Begin

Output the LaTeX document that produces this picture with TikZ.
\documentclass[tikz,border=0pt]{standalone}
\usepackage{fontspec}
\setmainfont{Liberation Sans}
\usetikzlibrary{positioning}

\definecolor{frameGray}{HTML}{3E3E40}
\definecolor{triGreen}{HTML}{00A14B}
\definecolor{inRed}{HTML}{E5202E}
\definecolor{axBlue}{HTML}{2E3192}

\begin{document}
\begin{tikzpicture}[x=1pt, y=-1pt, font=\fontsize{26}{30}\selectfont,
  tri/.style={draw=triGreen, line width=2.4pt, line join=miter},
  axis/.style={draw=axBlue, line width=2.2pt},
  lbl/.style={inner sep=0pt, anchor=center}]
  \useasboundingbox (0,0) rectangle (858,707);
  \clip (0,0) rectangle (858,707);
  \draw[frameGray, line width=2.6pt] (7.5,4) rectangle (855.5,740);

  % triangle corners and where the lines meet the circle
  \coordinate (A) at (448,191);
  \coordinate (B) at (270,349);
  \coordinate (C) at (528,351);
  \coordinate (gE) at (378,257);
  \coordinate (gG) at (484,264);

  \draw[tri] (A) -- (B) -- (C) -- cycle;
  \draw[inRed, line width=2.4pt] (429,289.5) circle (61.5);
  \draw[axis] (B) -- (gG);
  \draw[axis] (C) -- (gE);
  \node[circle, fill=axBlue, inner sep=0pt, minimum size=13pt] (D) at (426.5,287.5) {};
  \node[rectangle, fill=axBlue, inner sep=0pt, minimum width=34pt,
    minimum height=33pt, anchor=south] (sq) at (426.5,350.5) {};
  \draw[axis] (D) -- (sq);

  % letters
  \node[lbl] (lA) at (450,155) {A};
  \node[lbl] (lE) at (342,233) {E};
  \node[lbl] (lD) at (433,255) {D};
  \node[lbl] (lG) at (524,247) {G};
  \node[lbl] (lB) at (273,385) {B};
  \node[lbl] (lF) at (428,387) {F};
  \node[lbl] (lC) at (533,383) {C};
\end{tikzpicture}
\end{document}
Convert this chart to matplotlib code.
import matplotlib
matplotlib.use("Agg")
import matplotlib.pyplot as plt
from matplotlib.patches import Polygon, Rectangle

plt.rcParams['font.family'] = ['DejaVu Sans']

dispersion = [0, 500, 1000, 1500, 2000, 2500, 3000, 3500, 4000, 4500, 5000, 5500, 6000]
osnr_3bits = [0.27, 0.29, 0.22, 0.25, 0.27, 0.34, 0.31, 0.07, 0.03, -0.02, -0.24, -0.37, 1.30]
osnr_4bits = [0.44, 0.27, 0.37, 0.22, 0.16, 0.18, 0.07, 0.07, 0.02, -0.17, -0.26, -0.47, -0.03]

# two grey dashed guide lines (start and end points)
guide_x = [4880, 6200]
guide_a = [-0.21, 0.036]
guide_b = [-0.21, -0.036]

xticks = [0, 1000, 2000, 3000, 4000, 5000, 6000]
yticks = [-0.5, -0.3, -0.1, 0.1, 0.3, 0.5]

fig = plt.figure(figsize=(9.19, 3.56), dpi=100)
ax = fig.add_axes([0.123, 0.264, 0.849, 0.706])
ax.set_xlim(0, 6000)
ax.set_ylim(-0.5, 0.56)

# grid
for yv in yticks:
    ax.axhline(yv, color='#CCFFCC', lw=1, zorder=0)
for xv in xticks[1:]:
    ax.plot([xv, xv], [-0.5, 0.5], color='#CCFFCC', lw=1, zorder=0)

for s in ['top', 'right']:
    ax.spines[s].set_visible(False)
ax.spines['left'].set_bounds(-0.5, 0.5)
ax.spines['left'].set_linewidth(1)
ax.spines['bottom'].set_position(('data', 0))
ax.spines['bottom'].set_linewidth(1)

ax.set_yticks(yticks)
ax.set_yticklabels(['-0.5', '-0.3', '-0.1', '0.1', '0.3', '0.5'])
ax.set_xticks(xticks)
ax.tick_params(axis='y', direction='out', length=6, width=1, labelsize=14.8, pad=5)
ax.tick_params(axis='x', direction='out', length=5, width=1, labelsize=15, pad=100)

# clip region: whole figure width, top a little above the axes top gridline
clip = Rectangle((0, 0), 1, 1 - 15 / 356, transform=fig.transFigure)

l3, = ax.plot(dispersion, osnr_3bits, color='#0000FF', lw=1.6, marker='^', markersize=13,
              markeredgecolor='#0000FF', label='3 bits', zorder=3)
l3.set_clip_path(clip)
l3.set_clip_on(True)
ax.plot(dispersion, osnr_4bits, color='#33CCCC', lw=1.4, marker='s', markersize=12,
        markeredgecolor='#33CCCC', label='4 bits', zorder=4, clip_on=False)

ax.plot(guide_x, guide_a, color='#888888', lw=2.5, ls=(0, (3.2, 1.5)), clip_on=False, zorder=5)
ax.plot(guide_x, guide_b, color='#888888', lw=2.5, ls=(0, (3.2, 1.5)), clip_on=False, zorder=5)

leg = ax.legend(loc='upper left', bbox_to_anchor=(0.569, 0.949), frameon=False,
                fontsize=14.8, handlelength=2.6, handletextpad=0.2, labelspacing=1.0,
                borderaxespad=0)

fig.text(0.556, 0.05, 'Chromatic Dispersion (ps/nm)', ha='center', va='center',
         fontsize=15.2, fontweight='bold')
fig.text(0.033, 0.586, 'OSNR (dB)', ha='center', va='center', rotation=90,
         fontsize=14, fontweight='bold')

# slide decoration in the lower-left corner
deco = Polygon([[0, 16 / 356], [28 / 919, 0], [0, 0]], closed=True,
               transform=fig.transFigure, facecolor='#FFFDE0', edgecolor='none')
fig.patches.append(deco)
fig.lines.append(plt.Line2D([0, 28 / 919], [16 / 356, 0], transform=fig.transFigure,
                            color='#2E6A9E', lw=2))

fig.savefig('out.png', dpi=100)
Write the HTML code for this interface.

End

> **WHAT THIS TASK INVOLVES**: Transcribe every entry word for word.

> **SOLUTION**:
Output the LaTeX document that produces this picture with TikZ.
\documentclass[tikz,border=0pt]{standalone}
\usepackage{fontspec}
\setmainfont{Liberation Sans}
\usetikzlibrary{positioning}

\definecolor{frameGray}{HTML}{3E3E40}
\definecolor{triGreen}{HTML}{00A14B}
\definecolor{inRed}{HTML}{E5202E}
\definecolor{axBlue}{HTML}{2E3192}

\begin{document}
\begin{tikzpicture}[x=1pt, y=-1pt, font=\fontsize{26}{30}\selectfont,
  tri/.style={draw=triGreen, line width=2.4pt, line join=miter},
  axis/.style={draw=axBlue, line width=2.2pt},
  lbl/.style={inner sep=0pt, anchor=center}]
  \useasboundingbox (0,0) rectangle (858,707);
  \clip (0,0) rectangle (858,707);
  \draw[frameGray, line width=2.6pt] (7.5,4) rectangle (855.5,740);

  % triangle corners and where the lines meet the circle
  \coordinate (A) at (448,191);
  \coordinate (B) at (270,349);
  \coordinate (C) at (528,351);
  \coordinate (gE) at (378,257);
  \coordinate (gG) at (484,264);

  \draw[tri] (A) -- (B) -- (C) -- cycle;
  \draw[inRed, line width=2.4pt] (429,289.5) circle (61.5);
  \draw[axis] (B) -- (gG);
  \draw[axis] (C) -- (gE);
  \node[circle, fill=axBlue, inner sep=0pt, minimum size=13pt] (D) at (426.5,287.5) {};
  \node[rectangle, fill=axBlue, inner sep=0pt, minimum width=34pt,
    minimum height=33pt, anchor=south] (sq) at (426.5,350.5) {};
  \draw[axis] (D) -- (sq);

  % letters
  \node[lbl] (lA) at (450,155) {A};
  \node[lbl] (lE) at (342,233) {E};
  \node[lbl] (lD) at (433,255) {D};
  \node[lbl] (lG) at (524,247) {G};
  \node[lbl] (lB) at (273,385) {B};
  \node[lbl] (lF) at (428,387) {F};
  \node[lbl] (lC) at (533,383) {C};
\end{tikzpicture}
\end{document}
Convert this chart to matplotlib code.
import matplotlib
matplotlib.use("Agg")
import matplotlib.pyplot as plt
from matplotlib.patches import Polygon, Rectangle

plt.rcParams['font.family'] = ['DejaVu Sans']

dispersion = [0, 500, 1000, 1500, 2000, 2500, 3000, 3500, 4000, 4500, 5000, 5500, 6000]
osnr_3bits = [0.27, 0.29, 0.22, 0.25, 0.27, 0.34, 0.31, 0.07, 0.03, -0.02, -0.24, -0.37, 1.30]
osnr_4bits = [0.44, 0.27, 0.37, 0.22, 0.16, 0.18, 0.07, 0.07, 0.02, -0.17, -0.26, -0.47, -0.03]

# two grey dashed guide lines (start and end points)
guide_x = [4880, 6200]
guide_a = [-0.21, 0.036]
guide_b = [-0.21, -0.036]

xticks = [0, 1000, 2000, 3000, 4000, 5000, 6000]
yticks = [-0.5, -0.3, -0.1, 0.1, 0.3, 0.5]

fig = plt.figure(figsize=(9.19, 3.56), dpi=100)
ax = fig.add_axes([0.123, 0.264, 0.849, 0.706])
ax.set_xlim(0, 6000)
ax.set_ylim(-0.5, 0.56)

# grid
for yv in yticks:
    ax.axhline(yv, color='#CCFFCC', lw=1, zorder=0)
for xv in xticks[1:]:
    ax.plot([xv, xv], [-0.5, 0.5], color='#CCFFCC', lw=1, zorder=0)

for s in ['top', 'right']:
    ax.spines[s].set_visible(False)
ax.spines['left'].set_bounds(-0.5, 0.5)
ax.spines['left'].set_linewidth(1)
ax.spines['bottom'].set_position(('data', 0))
ax.spines['bottom'].set_linewidth(1)

ax.set_yticks(yticks)
ax.set_yticklabels(['-0.5', '-0.3', '-0.1', '0.1', '0.3', '0.5'])
ax.set_xticks(xticks)
ax.tick_params(axis='y', direction='out', length=6, width=1, labelsize=14.8, pad=5)
ax.tick_params(axis='x', direction='out', length=5, width=1, labelsize=15, pad=100)

# clip region: whole figure width, top a little above the axes top gridline
clip = Rectangle((0, 0), 1, 1 - 15 / 356, transform=fig.transFigure)

l3, = ax.plot(dispersion, osnr_3bits, color='#0000FF', lw=1.6, marker='^', markersize=13,
              markeredgecolor='#0000FF', label='3 bits', zorder=3)
l3.set_clip_path(clip)
l3.set_clip_on(True)
ax.plot(dispersion, osnr_4bits, color='#33CCCC', lw=1.4, marker='s', markersize=12,
        markeredgecolor='#33CCCC', label='4 bits', zorder=4, clip_on=False)

ax.plot(guide_x, guide_a, color='#888888', lw=2.5, ls=(0, (3.2, 1.5)), clip_on=False, zorder=5)
ax.plot(guide_x, guide_b, color='#888888', lw=2.5, ls=(0, (3.2, 1.5)), clip_on=False, zorder=5)

leg = ax.legend(loc='upper left', bbox_to_anchor=(0.569, 0.949), frameon=False,
                fontsize=14.8, handlelength=2.6, handletextpad=0.2, labelspacing=1.0,
                borderaxespad=0)

fig.text(0.556, 0.05, 'Chromatic Dispersion (ps/nm)', ha='center', va='center',
         fontsize=15.2, fontweight='bold')
fig.text(0.033, 0.586, 'OSNR (dB)', ha='center', va='center', rotation=90,
         fontsize=14, fontweight='bold')

# slide decoration in the lower-left corner
deco = Polygon([[0, 16 / 356], [28 / 919, 0], [0, 0]], closed=True,
               transform=fig.transFigure, facecolor='#FFFDE0', edgecolor='none')
fig.patches.append(deco)
fig.lines.append(plt.Line2D([0, 28 / 919], [16 / 356, 0], transform=fig.transFigure,
                            color='#2E6A9E', lw=2))

fig.savefig('out.png', dpi=100)
Write the HTML code for this interface.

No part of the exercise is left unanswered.